# Speedsolving Sudoku's



## pjk (Jul 8, 2008)

Anyone interested in speedsolving sudoku's? I've been getting into it lately.

If we can get enough interest, I'd like to setup a site dedicated to it, or expand off of this site.

anyway, we should start posting sudoku's daily and post our times on it.


----------



## JBCM627 (Jul 8, 2008)

The (weekly) competition forum could include a sudoku (or a few), as well. AvGalen?


----------



## Pedro (Jul 8, 2008)

I like it 

I don't practice a lot, and I use probably not the best "method", analysing each square at a time...

some times I do "smarter" stuff, but my times are probably not very good...and I don't go for time...but, if we have a competition...

I like the idea of having daily sudokus


----------



## Dene (Jul 8, 2008)

I can do the easiest ones fairly quickly, maybe 4-5 minutes. The really hard ones might take me 20-30 minutes. Sounds like fun!


----------



## badmephisto (Jul 8, 2008)

i solve sudokus on my way to the university sometimes  sounds good


----------



## pcharles93 (Jul 8, 2008)

This is a great idea. I never feel like searching for sudoku puzzles online so having them where I usually am is very convenient for me.


----------



## fanwuq (Jul 8, 2008)

I suck at speedsolving this. I can't even do LBL.  I analyze each square and eliminate choices. Any way to multislot?


----------



## CAT13 (Jul 8, 2008)

I don't even know how to do them :/


----------



## pjk (Jul 8, 2008)

Instead of integrating them into our twisty puzzle weekly competitions, perhaps we can start with them here in the off-topic, and if it gets enough interest, expand from there. There are some sites for speedsolving sudokus, but I can't find any forums.

As for rules, do we want to use stackmat timers and all the same rules as with a cube? A modification: no inspection.

To get started, this site has a timer and generates puzzles:
http://www.sudokuspeed.com/

Timer starts when you first visit the page. No cheating and viewing the page twice, you get 1 chance.


----------



## JBCM627 (Jul 8, 2008)

There is a forum here: http://www.sudoku.com/forums.html Stackmat timers themselves wouldn't work, as often these take over 10 minutes... so the timers shut off. Other timers should be fine, though, such as online ones. Like the one you found 

Actually, hey, it is the same one over and over... it doesn't generate a new one


----------



## pcharles93 (Jul 8, 2008)

pjk said:


> Instead of integrating them into our twisty puzzle weekly competitions, perhaps we can start with them here in the off-topic, and if it gets enough interest, expand from there. There are some sites for speedsolving sudokus, but I can't find any forums.
> 
> As for rules, do we want to use stackmat timers and all the same rules as with a cube? A modification: no inspection.
> 
> ...



4:57 on the one I was presented with. Whoa, and I'm placed first for the day.


----------



## CAT13 (Jul 8, 2008)

MM 0:22:02

LOL! pretty slow. First time ever solving one, so I didn't really expect much.

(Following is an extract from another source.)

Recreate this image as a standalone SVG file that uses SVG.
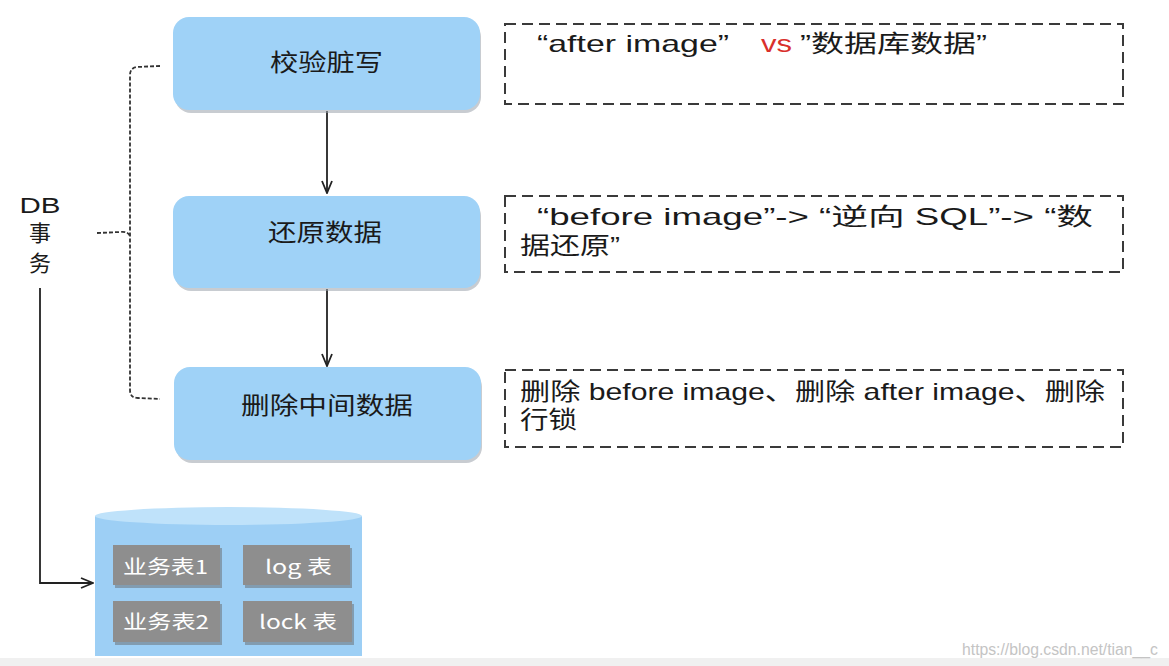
<svg xmlns="http://www.w3.org/2000/svg" width="1169" height="666" viewBox="0 0 1169 666">
<defs>
<style>
.node{fill:#9fd2f7;}
.shadow{fill:#9aa3ab;opacity:0.55;}
.ntext{font-family:"Noto Sans CJK SC","Liberation Sans",sans-serif;font-size:24px;fill:#1a1a1a;text-anchor:start;}
.note{fill:none;stroke:#3a3a3a;stroke-width:2;stroke-dasharray:11 6;}
.ttext{font-family:"Liberation Sans","Noto Sans CJK SC",sans-serif;font-size:24px;fill:#1a1a1a;}
.conn{fill:none;stroke:#222;stroke-width:1.8;}
.dash{fill:none;stroke:#333;stroke-width:1.8;stroke-dasharray:4 2;}
.tbl{fill:#8e8e8e;}
.tshadow{fill:#6f7a82;opacity:0.6;}
.wtext{font-family:"Noto Sans CJK SC","Liberation Sans",sans-serif;font-size:19px;fill:#ffffff;}
</style>
<marker id="arr" viewBox="0 0 14 12" refX="13" refY="6" markerWidth="14" markerHeight="12" markerUnits="userSpaceOnUse" orient="auto">
<path d="M1,1 L13,6 L1,11" fill="none" stroke="#222" stroke-width="1.8"/>
</marker>
</defs>
<rect x="0" y="0" width="1169" height="666" fill="#ffffff"/>
<rect x="0" y="658" width="1169" height="8" fill="#f0f0f0"/>

<g id="connectors">
<line class="conn" x1="327" y1="111" x2="327" y2="193" marker-end="url(#arr)"/>
<line class="conn" x1="327" y1="289" x2="327" y2="366" marker-end="url(#arr)"/>
<path class="conn" d="M40,288 L40,583 L93,583" marker-end="url(#arr)"/>
<path class="dash" d="M160,66 L137,67 Q130,68 130,75 L130,390 Q130,398 138,398 L160,399"/>
<path class="dash" d="M97,233 L120,232 Q128,231 130,236"/>
</g>

<g id="db-label">
<text x="40" y="213" font-family="Liberation Sans,sans-serif" font-size="22" fill="#1a1a1a" text-anchor="middle" textLength="41" lengthAdjust="spacingAndGlyphs">DB</text>
<text x="40" y="241" font-family="Noto Sans CJK SC,sans-serif" font-size="22" fill="#1a1a1a" text-anchor="middle">事</text>
<text x="40" y="271" font-family="Noto Sans CJK SC,sans-serif" font-size="22" fill="#1a1a1a" text-anchor="middle">务</text>
</g>

<g id="node-check">
<rect class="shadow" x="175" y="21" width="306" height="92" rx="16"/>
<rect class="node" x="173" y="17" width="307" height="93" rx="16"/>
<text class="ntext" x="270" y="71" textLength="113" lengthAdjust="spacingAndGlyphs">校验脏写</text>
</g>
<g id="node-restore">
<rect class="shadow" x="175" y="200" width="306" height="91" rx="16"/>
<rect class="node" x="173" y="196" width="307" height="92" rx="16"/>
<text class="ntext" x="268" y="241" textLength="114" lengthAdjust="spacingAndGlyphs">还原数据</text>
</g>
<g id="node-delete">
<rect class="shadow" x="176" y="371" width="306" height="92" rx="16"/>
<rect class="node" x="174" y="367" width="307" height="93" rx="16"/>
<text class="ntext" x="241" y="414" textLength="172" lengthAdjust="spacingAndGlyphs">删除中间数据</text>
</g>

<g id="note-check">
<rect class="note" x="505" y="24" width="618" height="80"/>
<text class="ttext" x="537" y="52" textLength="192" lengthAdjust="spacingAndGlyphs">“after  image”</text>
<text class="ttext" x="761" y="52" fill="#d9302c" style="fill:#d9302c" textLength="31" lengthAdjust="spacingAndGlyphs">vs</text>
<text class="ttext" x="800" y="52" textLength="187" lengthAdjust="spacingAndGlyphs">”数据库数据”</text>
</g>
<g id="note-restore">
<rect class="note" x="505" y="196" width="618" height="76"/>
<text class="ttext" x="537" y="225" textLength="556" lengthAdjust="spacingAndGlyphs">“before image”-&gt; “逆向 SQL”-&gt; “数</text>
<text class="ttext" x="520" y="254" textLength="100" lengthAdjust="spacingAndGlyphs">据还原”</text>
</g>
<g id="note-delete">
<rect class="note" x="505" y="370" width="618" height="77"/>
<text class="ttext" x="520" y="400" textLength="585" lengthAdjust="spacingAndGlyphs">删除 before image、删除 after image、删除</text>
<text class="ttext" x="520" y="428" textLength="57" lengthAdjust="spacingAndGlyphs">行锁</text>
</g>

<g id="database">
<path d="M95,516 L95,656 L362,656 L362,516 Z" fill="#9dcff5"/>
<ellipse cx="228.5" cy="516" rx="133.5" ry="9" fill="#bfe2fa"/>
<g id="tbl-biz1">
<rect class="tshadow" x="115" y="548" width="107" height="40"/>
<rect class="tbl" x="113" y="545" width="107" height="40"/>
<text class="wtext" x="123" y="574" textLength="85" lengthAdjust="spacingAndGlyphs">业务表1</text>
</g>
<g id="tbl-log">
<rect class="tshadow" x="245" y="548" width="107" height="40"/>
<rect class="tbl" x="243" y="545" width="107" height="40"/>
<text class="wtext" x="265" y="574" textLength="67" lengthAdjust="spacingAndGlyphs">log 表</text>
</g>
<g id="tbl-biz2">
<rect class="tshadow" x="115" y="604" width="107" height="41"/>
<rect class="tbl" x="113" y="601" width="107" height="41"/>
<text class="wtext" x="123" y="629" textLength="86" lengthAdjust="spacingAndGlyphs">业务表2</text>
</g>
<g id="tbl-lock">
<rect class="tshadow" x="245" y="604" width="109" height="41"/>
<rect class="tbl" x="243" y="601" width="109" height="41"/>
<text class="wtext" x="259" y="629" textLength="78" lengthAdjust="spacingAndGlyphs">lock 表</text>
</g>
</g>

<text x="962" y="655" font-family="Liberation Sans,sans-serif" font-size="16" fill="#c4c4c4" textLength="196" lengthAdjust="spacingAndGlyphs">https://blog.csdn.net/tian__c</text>
</svg>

Is there any rule against using a separate piece of paper while solving?


----------



## pcharles93 (Jul 8, 2008)

Just keep doing puzzles without having to write stuff down. You'll get used to it. Unless you're guessing and checking. That is not the way to go. Learn to eliminate columns, rows, and entire boxes.


----------



## Kian (Jul 8, 2008)

i wish i could participate, but before i figured out how to solve the ll, it popped and the cheap plastic its made of formed a crease and is now broken for good. oh well, i'll try to get another and get into it again.


----------



## pcharles93 (Jul 8, 2008)

Here's another site you guys can use until we pjk decides on sudoku or not.
http://www.websudoku.com/


----------



## badmephisto (Jul 8, 2008)

pcharles93 said:


> Just keep doing puzzles without having to write stuff down. You'll get used to it. Unless you're guessing and checking. That is not the way to go. Learn to eliminate columns, rows, and entire boxes.



Ahhhhh I cringe whenever I see people solve sudoku by writing down numbers 1...9 in corners and edges of each cell and start crossing them out. Just terrible... terrible. I want to rip the newspaper out of their hands and show them how its done.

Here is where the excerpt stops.